Copy only what lies from the line containing "Write a Python" through the line containing "plt.rcParams['font.family'] = ['Liberation" in the entries below, keeping both end lines exact and dropping every picture.

-- START OF PROVIDED MATERIAL --

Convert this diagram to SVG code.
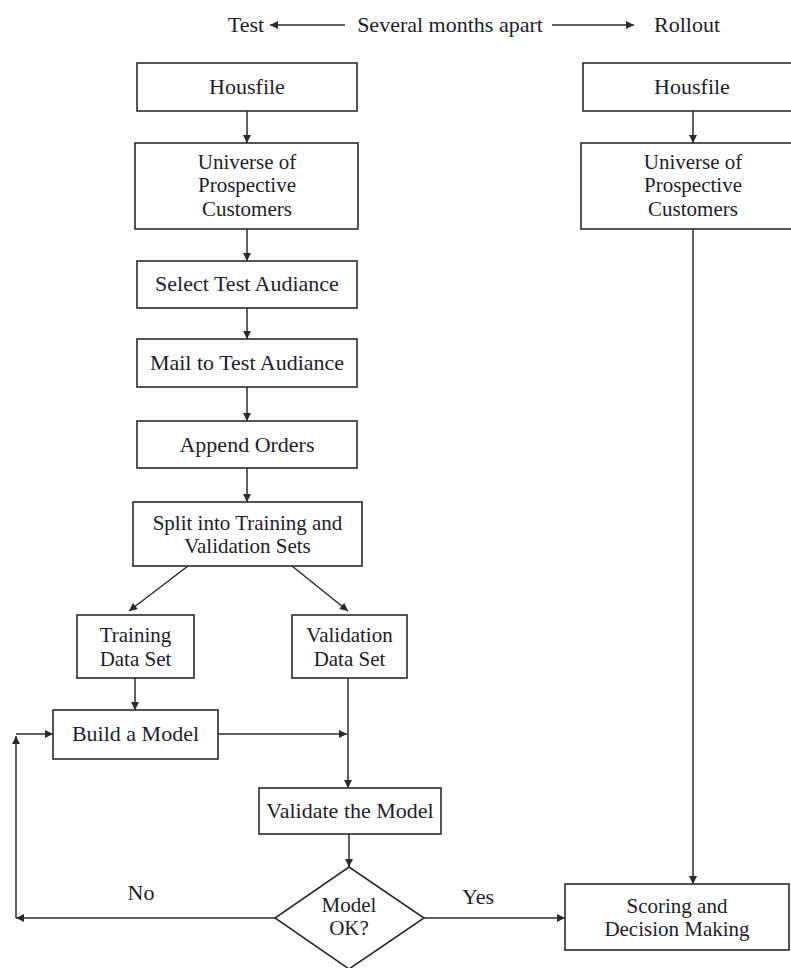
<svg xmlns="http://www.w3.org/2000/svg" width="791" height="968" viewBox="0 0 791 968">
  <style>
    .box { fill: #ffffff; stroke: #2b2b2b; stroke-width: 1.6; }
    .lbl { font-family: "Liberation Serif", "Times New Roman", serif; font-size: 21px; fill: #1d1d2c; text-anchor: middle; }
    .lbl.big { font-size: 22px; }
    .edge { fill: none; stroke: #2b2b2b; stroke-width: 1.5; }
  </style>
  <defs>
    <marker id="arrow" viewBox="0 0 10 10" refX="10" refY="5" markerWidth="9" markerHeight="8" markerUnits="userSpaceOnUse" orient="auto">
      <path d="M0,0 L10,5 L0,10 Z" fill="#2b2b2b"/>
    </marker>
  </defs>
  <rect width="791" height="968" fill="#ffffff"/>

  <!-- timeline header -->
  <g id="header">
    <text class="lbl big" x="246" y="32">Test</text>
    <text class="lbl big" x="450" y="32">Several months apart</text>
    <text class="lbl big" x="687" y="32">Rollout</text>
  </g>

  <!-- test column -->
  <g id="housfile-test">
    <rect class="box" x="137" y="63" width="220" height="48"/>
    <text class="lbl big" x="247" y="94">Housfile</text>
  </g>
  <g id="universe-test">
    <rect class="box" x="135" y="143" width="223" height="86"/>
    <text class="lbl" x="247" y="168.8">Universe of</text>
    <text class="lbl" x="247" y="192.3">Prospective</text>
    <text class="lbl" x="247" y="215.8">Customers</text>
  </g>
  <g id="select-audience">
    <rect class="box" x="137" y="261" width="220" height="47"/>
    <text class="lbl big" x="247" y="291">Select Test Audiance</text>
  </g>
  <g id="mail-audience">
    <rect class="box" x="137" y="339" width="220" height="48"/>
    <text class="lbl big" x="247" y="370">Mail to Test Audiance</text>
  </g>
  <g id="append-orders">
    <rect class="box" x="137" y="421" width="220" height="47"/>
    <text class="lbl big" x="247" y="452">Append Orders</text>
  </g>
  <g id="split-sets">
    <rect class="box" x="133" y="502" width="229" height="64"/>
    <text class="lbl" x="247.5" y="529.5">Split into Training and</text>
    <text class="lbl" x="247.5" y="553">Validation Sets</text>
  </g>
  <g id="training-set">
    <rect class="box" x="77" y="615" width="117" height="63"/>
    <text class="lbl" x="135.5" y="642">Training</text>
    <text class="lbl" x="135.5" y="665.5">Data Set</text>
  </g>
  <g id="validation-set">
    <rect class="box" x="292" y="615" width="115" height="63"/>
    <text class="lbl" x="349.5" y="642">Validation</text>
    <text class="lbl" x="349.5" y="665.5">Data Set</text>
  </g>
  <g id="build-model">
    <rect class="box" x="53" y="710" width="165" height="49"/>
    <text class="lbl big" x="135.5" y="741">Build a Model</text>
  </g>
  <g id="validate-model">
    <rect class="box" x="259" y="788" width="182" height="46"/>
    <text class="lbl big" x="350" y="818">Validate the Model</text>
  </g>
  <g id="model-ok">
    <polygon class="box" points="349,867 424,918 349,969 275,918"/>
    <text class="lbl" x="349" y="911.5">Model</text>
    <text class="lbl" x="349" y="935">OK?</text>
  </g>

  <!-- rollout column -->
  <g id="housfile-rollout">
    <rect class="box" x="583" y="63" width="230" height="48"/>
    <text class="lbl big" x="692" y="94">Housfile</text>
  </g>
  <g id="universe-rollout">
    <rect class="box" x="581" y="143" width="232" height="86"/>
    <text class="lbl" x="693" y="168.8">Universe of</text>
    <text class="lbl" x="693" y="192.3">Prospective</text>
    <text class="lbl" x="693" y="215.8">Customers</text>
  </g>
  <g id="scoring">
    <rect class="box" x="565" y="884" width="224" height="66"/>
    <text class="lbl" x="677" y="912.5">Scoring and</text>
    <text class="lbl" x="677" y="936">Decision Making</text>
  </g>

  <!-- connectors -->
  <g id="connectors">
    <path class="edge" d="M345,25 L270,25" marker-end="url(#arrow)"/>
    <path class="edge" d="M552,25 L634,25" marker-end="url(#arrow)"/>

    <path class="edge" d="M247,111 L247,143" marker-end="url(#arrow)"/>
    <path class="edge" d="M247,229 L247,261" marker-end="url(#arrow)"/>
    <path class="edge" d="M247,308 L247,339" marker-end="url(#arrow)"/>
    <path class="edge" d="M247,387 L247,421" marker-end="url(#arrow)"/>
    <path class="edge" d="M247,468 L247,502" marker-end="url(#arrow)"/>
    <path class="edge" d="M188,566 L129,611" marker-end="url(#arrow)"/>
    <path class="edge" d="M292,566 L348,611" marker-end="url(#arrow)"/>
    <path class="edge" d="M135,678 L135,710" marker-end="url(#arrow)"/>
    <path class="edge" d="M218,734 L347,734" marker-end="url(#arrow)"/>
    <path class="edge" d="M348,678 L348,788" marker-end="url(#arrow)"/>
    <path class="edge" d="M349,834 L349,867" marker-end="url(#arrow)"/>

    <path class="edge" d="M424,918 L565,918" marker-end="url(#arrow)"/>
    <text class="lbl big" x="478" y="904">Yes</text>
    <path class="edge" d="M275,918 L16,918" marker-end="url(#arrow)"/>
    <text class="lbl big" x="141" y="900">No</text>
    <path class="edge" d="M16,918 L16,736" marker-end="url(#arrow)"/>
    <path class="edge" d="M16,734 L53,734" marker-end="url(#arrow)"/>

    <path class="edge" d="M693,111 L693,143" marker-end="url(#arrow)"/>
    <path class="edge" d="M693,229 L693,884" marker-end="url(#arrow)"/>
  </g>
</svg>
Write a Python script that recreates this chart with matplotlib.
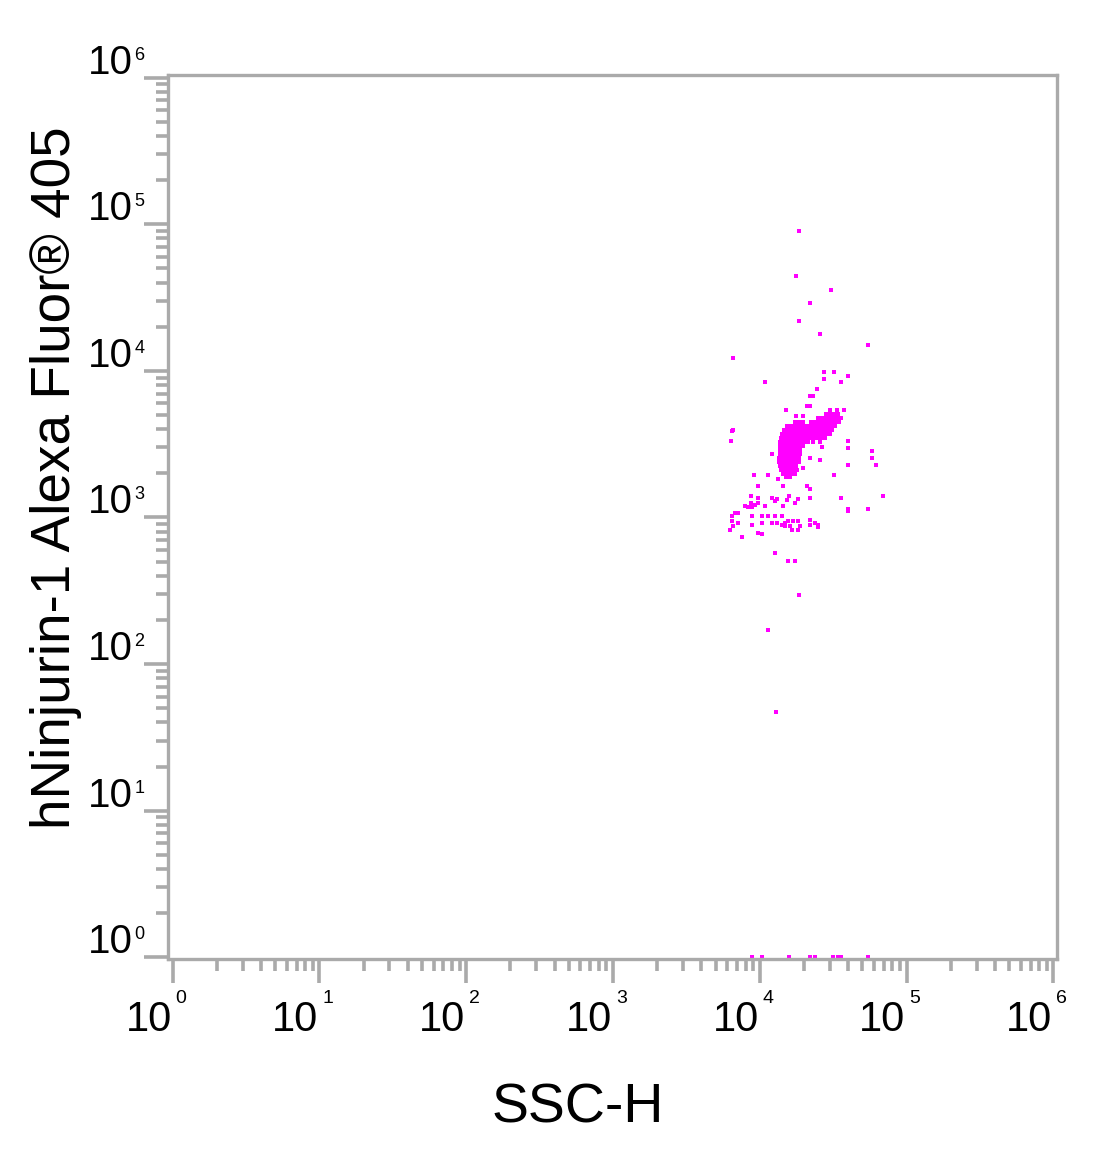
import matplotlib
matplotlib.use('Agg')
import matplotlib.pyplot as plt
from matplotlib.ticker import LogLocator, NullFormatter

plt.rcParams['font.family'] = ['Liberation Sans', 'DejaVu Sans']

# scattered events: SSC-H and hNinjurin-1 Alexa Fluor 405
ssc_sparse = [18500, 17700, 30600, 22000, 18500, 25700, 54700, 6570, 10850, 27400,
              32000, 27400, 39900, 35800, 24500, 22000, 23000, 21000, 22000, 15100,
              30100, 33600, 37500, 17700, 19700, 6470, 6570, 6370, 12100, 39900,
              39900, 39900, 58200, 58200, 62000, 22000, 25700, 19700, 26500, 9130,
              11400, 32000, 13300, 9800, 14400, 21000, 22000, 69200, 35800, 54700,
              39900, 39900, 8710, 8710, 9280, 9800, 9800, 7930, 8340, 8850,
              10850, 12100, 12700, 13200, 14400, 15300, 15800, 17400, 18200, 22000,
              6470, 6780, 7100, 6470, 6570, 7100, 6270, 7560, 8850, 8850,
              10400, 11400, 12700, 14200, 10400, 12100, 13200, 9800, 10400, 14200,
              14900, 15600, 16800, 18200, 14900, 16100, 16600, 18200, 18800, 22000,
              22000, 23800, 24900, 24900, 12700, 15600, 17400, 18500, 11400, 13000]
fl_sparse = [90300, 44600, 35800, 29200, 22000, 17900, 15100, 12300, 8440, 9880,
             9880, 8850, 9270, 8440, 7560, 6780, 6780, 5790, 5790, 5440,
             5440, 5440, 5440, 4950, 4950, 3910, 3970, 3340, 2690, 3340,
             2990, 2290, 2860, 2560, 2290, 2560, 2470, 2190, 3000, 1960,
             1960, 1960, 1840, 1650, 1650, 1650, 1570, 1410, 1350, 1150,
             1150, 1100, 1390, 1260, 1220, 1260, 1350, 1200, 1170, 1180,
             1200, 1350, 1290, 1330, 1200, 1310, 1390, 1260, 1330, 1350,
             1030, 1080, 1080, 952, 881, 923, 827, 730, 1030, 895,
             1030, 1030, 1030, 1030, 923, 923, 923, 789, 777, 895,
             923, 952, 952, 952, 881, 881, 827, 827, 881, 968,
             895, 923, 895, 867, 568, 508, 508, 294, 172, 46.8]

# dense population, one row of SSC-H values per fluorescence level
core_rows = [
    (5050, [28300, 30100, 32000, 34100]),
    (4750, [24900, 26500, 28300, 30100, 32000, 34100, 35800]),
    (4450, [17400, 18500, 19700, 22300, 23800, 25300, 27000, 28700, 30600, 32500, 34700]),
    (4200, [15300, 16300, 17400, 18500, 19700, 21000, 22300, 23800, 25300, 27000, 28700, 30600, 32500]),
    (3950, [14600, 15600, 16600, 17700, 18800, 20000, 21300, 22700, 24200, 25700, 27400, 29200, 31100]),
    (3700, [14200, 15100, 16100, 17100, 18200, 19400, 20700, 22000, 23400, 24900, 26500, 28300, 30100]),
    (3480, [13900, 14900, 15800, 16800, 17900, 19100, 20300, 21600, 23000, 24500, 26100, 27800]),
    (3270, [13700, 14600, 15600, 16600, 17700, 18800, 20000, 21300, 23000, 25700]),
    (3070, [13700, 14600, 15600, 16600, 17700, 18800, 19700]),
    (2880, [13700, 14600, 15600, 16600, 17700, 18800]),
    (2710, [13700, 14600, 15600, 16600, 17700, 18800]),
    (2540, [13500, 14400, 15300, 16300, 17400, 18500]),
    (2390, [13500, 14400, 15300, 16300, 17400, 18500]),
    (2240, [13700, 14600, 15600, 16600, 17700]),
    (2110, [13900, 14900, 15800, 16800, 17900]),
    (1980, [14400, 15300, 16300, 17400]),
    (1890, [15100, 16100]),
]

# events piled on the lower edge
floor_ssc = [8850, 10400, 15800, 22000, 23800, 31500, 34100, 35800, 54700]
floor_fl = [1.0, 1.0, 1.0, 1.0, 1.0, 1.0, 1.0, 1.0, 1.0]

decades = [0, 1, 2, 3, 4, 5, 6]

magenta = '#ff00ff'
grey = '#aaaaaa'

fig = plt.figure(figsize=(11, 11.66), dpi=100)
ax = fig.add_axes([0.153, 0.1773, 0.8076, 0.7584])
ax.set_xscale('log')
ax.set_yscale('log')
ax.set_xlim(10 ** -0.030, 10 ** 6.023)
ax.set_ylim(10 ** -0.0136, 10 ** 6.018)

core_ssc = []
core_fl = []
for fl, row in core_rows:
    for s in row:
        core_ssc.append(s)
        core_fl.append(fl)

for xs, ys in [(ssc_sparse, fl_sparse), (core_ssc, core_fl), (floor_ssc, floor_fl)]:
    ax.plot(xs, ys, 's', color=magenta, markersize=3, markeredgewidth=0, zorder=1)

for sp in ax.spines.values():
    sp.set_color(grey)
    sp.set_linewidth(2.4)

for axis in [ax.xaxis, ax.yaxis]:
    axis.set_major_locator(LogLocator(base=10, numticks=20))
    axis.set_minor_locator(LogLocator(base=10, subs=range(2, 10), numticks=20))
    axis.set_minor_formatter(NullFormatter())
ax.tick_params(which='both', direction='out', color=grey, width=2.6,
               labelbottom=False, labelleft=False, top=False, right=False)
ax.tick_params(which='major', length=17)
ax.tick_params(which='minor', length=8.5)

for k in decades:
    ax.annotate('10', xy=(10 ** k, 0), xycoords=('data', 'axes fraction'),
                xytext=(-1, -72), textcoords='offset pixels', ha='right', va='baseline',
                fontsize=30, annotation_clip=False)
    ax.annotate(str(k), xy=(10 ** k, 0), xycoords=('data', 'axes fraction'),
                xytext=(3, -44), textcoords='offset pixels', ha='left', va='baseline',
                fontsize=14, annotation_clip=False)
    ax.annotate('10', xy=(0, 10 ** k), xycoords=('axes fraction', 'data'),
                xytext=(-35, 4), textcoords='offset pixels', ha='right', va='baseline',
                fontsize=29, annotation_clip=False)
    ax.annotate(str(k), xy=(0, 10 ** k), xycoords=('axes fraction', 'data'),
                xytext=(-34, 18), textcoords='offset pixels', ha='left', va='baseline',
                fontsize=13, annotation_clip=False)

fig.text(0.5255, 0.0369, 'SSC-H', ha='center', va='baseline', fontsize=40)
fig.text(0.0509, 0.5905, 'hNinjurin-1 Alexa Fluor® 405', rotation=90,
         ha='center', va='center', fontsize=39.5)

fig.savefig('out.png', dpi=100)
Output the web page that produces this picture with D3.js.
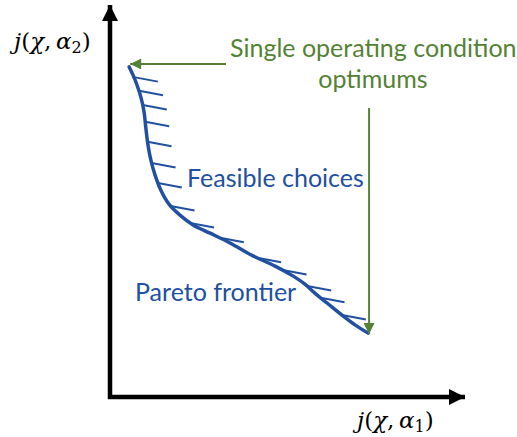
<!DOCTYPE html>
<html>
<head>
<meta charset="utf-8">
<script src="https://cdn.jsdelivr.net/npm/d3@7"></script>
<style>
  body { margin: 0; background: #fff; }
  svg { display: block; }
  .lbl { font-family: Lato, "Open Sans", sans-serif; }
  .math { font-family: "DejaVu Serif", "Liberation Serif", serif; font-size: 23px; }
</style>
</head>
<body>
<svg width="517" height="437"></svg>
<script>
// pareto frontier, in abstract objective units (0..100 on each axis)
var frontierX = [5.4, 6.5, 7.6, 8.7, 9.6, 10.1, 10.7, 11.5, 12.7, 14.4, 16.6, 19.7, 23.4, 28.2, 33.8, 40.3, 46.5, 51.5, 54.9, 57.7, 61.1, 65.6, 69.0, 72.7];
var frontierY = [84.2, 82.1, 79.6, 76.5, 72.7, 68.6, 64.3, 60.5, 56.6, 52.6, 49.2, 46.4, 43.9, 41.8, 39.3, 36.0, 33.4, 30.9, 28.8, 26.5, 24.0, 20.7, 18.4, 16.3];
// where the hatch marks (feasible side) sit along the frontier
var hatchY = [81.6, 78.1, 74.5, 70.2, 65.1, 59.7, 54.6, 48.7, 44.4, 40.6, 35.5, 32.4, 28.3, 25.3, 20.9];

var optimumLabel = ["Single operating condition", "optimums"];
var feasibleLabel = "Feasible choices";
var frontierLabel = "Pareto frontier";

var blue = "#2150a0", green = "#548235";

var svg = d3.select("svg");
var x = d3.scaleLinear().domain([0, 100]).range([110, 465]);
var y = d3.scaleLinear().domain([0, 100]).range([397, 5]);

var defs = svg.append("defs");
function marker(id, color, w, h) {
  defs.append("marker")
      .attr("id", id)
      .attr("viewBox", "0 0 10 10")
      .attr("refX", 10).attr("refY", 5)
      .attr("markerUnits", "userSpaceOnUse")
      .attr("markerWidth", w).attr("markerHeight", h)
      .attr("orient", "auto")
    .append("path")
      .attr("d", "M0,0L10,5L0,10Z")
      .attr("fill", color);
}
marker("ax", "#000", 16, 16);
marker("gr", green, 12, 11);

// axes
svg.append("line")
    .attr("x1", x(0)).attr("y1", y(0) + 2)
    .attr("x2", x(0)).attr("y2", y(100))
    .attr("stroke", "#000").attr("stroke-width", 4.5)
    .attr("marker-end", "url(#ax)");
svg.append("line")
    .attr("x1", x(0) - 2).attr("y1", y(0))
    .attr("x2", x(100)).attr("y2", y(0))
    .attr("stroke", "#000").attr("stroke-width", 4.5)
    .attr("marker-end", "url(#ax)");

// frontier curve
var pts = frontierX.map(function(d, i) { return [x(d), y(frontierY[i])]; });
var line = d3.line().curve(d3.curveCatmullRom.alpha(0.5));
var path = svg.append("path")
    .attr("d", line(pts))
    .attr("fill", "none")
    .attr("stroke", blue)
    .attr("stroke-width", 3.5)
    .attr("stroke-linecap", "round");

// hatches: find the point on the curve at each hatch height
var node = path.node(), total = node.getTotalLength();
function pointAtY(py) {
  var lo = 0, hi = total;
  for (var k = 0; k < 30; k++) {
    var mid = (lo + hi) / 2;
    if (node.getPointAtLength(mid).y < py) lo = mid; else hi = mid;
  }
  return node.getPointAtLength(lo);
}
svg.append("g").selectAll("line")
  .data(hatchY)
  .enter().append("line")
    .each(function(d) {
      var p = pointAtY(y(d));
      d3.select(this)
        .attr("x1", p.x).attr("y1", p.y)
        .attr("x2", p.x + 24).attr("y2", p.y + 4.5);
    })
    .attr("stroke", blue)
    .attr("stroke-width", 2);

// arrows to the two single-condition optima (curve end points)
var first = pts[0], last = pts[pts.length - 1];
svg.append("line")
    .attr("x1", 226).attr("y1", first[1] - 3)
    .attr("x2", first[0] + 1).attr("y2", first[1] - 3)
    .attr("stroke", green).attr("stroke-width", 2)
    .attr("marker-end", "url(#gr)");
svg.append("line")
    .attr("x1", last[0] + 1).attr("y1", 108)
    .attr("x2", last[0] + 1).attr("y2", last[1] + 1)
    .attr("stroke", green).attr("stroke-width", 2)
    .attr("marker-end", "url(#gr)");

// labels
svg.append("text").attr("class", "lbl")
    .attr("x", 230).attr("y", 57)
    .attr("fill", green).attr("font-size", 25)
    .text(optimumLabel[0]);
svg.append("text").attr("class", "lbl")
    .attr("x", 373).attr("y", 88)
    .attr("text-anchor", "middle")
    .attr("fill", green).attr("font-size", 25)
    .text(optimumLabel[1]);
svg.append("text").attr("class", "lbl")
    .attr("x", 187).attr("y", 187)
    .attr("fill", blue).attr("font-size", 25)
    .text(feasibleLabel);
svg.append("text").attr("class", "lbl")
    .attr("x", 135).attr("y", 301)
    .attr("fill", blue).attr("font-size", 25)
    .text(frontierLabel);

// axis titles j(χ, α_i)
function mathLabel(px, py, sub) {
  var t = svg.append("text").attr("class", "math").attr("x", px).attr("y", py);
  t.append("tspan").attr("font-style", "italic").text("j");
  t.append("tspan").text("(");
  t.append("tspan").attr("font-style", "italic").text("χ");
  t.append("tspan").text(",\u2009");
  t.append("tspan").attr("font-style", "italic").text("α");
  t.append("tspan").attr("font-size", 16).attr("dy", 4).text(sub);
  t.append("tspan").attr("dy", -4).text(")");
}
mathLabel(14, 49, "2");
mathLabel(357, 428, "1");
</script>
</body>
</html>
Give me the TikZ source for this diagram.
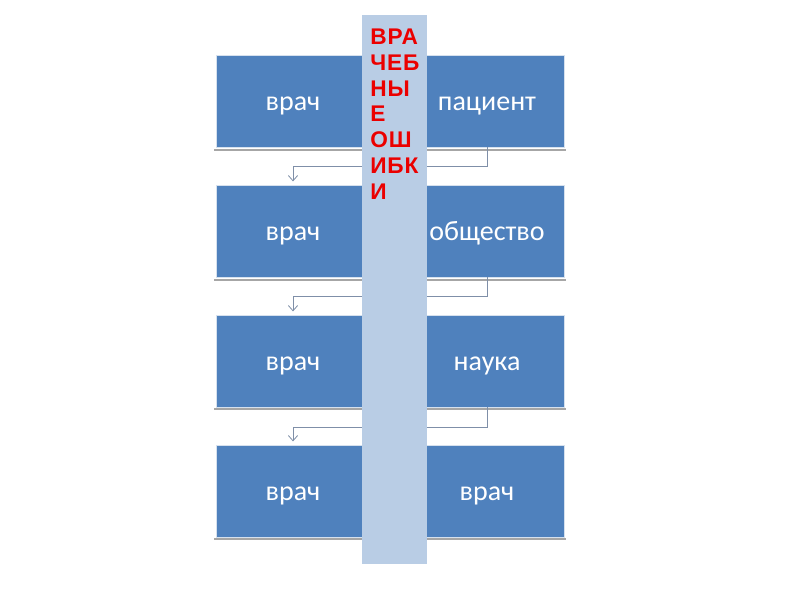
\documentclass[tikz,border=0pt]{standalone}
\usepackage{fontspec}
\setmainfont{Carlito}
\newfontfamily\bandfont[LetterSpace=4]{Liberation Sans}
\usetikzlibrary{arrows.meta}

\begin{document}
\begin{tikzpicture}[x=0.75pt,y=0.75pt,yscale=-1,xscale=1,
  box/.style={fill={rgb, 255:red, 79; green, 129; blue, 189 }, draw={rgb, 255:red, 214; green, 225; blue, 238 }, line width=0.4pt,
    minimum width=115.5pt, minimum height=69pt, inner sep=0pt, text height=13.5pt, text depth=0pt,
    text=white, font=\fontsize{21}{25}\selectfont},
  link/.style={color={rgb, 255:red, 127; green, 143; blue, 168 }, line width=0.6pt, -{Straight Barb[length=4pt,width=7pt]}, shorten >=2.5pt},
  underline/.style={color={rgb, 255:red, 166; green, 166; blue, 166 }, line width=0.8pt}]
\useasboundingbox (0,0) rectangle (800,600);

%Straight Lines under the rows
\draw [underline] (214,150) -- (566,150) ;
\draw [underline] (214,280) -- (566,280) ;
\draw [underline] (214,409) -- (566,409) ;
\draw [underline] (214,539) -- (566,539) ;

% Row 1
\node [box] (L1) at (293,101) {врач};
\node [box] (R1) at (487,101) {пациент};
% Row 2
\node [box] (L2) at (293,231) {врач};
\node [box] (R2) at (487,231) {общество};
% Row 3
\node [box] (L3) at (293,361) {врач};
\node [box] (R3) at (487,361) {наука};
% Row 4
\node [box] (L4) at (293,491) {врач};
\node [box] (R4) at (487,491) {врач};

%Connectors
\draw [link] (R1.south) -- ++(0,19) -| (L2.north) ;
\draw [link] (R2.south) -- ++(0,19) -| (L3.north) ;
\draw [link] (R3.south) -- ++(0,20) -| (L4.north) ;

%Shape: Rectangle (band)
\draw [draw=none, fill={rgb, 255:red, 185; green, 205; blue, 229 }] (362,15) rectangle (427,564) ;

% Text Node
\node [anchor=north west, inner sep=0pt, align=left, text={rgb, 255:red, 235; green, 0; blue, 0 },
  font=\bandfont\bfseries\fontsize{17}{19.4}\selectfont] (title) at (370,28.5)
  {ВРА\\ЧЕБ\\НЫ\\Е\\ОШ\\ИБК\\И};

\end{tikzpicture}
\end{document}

-- END OF PROVIDED MATERIAL --

▸ SOLUTION FOR THIS EXERCISE:
Write a Python script that recreates this chart with matplotlib.
import matplotlib
matplotlib.use('Agg')
import matplotlib.pyplot as plt
from matplotlib.ticker import LogLocator, NullFormatter

plt.rcParams['font.family'] = ['Liberation Sans', 'DejaVu Sans']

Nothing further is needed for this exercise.